Essa questão é crucial diante do mal-estar atual na educação causado por projetos de lei que visam simplesmente acabar com o papel do educador, transformando-o em mero repetidor. Não precisa ser futurólogo para imaginar os efeitos, caso esses projetos sejam levados a cabo, sob a futura geração. Basta ouvir o discurso dos proponentes dessas leis para identificar em espelho o que acontecerá. E aqui não se trata nem de escola sem religião ou sem partido. Fui educado em parte num colégio religioso que não impediu que meu ateísmo fosse se construindo aos poucos, sem violências. Era uma boa escola em que havia espaço para questionamentos e inquietações. Lembro de uma professora de história (ah, essas matérias inúteis e subversivas!) que era o contraponto àquele ambiente rodeado de padres e hinos. Essa pluralidade ocorria porque, para além do temor de que alguns alunos fossem possuídos pelo diabo, a escola realmente se preocupava era com a educação e não com a reserva de ideologias.

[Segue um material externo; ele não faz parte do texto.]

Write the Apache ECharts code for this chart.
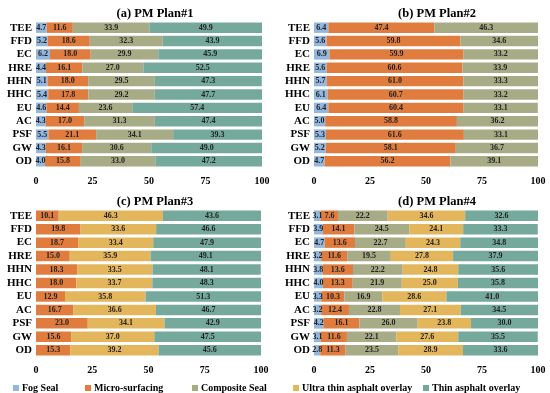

Tempos difíceis, pensávamos que o aplastamento da nova geração viria da ritalinização do comportamento e eis que agora é o estado que pretende acabar com a inquietude e inovação de nossos alunos. Assim como Estamira dizia que o mundo estava sendo tomado por espertos ao contrário, digo que os proponentes desses projetos de lei que querem acabar com uma suposta doutrinação são na verdade doutrinadores ao contrário. Ao querer minar o importante papel de formador e transformador dos professores o que eles temem realmente é o debate de ideias, pois quanto mais os leio mais vejo que não há ideia alguma com base empírica, nenhum estudo aprofundado por traz, e sim conjecturas, medo, poder e intolerância, não necessariamente nesta ordem. Fosse o contrário não seria criando leis, e sim abrindo o espaço para uma longa pesquisa preliminar, com métodos e transparência - a universidade é muito boa nisso - a estratégica escolhida. O que percebemos em uma lida rasa dos projetos de lei que circulam atualmente sob a égide do movimento Escola sem Partido é que no fundo eles não parecem ser tão contra a doutrinação assim, contanto que a doutrinação seja a deles.